EXERCISE TASK: Search the material for the string "standalone" and copy each line where it occurs.

RECORD SET:
**********

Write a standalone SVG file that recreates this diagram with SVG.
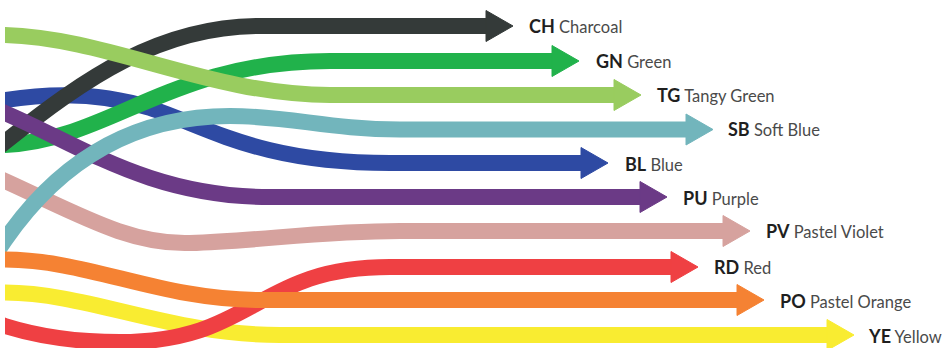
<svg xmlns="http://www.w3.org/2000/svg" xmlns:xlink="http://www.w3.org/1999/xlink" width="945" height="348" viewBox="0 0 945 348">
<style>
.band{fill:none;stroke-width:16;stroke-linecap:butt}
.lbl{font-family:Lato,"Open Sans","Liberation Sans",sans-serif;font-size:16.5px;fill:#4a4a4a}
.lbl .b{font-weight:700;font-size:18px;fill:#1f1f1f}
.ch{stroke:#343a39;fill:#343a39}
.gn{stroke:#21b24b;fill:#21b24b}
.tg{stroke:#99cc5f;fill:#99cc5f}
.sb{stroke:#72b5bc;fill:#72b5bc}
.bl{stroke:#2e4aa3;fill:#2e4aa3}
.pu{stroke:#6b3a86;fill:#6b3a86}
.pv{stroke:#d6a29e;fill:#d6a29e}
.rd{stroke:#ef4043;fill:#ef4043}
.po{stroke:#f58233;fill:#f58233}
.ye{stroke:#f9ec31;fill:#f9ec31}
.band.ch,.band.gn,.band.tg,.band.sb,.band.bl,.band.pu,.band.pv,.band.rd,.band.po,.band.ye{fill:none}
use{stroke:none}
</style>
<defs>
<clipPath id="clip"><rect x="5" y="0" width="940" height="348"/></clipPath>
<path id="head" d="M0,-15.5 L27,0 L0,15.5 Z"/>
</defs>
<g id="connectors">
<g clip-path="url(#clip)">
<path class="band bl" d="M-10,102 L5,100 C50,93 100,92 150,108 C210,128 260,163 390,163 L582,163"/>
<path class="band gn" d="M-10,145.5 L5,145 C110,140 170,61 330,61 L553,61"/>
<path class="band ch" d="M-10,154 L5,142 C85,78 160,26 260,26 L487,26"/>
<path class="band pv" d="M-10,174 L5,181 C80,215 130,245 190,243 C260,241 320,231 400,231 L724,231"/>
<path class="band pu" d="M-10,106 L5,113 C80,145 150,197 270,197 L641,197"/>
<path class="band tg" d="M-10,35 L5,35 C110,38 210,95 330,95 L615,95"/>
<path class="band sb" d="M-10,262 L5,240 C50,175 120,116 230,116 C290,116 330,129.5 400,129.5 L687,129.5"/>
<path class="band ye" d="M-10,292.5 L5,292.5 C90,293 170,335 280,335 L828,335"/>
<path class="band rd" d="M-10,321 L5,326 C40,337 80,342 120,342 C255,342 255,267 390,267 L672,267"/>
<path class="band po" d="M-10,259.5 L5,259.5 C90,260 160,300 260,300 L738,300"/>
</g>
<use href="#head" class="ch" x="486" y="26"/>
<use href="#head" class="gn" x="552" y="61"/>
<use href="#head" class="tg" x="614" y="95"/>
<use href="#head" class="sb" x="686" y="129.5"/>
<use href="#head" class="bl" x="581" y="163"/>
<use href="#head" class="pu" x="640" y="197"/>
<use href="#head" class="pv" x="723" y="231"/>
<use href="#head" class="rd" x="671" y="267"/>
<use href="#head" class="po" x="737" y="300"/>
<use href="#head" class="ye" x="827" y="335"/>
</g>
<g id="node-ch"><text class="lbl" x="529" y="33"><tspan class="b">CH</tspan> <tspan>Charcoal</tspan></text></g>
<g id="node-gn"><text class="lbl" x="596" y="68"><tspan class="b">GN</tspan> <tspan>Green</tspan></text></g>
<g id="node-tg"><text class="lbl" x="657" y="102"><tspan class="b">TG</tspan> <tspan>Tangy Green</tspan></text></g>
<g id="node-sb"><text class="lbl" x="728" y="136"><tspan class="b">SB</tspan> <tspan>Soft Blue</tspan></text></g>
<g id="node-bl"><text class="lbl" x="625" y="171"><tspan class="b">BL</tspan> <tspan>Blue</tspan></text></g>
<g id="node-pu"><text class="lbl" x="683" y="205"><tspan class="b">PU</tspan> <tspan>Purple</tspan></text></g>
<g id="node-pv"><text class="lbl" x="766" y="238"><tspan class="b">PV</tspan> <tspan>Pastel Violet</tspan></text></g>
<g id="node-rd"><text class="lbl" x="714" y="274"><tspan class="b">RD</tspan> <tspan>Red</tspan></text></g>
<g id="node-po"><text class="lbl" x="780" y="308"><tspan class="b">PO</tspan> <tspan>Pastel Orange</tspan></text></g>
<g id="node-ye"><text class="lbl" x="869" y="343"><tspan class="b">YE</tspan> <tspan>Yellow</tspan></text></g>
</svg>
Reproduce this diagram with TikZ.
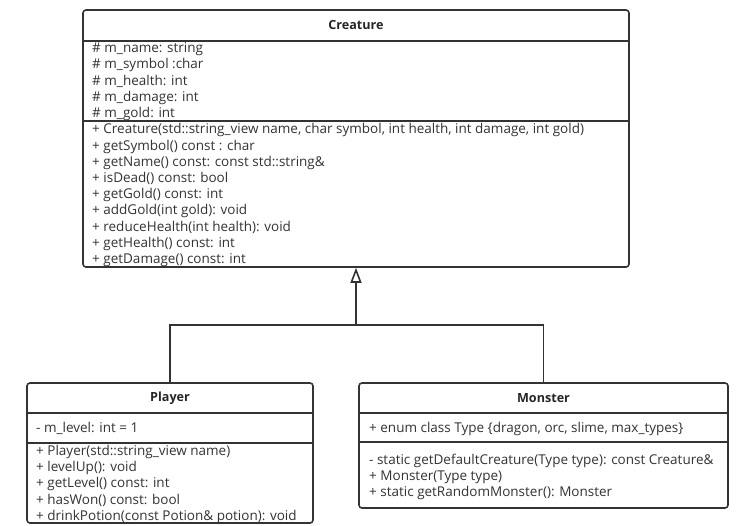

**********

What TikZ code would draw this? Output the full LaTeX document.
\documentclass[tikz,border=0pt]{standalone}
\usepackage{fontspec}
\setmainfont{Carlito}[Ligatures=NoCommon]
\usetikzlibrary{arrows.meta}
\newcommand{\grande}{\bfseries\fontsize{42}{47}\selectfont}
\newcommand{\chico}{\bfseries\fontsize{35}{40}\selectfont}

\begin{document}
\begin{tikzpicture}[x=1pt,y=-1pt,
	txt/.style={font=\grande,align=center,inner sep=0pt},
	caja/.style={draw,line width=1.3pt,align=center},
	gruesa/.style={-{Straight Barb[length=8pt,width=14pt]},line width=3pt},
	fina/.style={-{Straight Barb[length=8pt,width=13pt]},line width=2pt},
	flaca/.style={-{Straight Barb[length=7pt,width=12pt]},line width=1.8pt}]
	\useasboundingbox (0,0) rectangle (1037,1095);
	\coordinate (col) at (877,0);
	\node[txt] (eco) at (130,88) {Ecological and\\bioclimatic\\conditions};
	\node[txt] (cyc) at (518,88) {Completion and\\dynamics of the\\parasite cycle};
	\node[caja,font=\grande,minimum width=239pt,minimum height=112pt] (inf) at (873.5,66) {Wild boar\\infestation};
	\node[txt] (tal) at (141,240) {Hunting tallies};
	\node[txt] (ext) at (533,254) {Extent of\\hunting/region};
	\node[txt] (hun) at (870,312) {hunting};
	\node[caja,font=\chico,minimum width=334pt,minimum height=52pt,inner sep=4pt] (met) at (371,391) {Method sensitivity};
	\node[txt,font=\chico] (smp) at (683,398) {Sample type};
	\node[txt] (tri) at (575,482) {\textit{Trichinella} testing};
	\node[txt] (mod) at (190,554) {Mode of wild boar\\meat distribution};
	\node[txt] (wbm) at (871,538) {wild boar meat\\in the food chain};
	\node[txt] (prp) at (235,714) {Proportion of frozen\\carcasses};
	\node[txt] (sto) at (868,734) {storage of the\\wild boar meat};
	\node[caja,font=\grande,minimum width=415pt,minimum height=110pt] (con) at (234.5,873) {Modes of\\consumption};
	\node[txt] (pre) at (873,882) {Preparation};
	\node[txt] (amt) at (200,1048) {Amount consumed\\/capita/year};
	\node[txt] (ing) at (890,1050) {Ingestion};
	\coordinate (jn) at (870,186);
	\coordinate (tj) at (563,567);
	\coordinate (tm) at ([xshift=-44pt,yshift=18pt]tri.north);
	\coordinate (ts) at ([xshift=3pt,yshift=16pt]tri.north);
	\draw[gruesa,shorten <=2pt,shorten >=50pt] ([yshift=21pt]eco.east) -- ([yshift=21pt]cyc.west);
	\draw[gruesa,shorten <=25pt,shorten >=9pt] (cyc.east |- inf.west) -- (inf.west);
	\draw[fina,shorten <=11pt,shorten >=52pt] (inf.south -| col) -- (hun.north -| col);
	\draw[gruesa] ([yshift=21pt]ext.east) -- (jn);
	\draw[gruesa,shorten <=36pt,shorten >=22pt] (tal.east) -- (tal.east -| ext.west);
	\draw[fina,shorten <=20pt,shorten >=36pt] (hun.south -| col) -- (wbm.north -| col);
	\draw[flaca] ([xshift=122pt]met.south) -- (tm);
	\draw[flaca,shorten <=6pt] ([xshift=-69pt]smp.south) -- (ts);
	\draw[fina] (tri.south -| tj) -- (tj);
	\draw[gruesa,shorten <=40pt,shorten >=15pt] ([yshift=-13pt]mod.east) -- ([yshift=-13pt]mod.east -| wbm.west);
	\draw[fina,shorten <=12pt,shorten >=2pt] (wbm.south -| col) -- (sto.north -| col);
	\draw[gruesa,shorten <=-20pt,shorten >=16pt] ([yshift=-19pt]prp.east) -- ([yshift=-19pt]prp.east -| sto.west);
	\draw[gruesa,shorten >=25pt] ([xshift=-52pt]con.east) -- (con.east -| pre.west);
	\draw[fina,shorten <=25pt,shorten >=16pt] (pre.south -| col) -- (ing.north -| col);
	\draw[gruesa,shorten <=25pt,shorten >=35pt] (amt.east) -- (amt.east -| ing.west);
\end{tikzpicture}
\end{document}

**********

THE REPLY:
Write a standalone SVG file that recreates this diagram with SVG.
\documentclass[tikz,border=0pt]{standalone}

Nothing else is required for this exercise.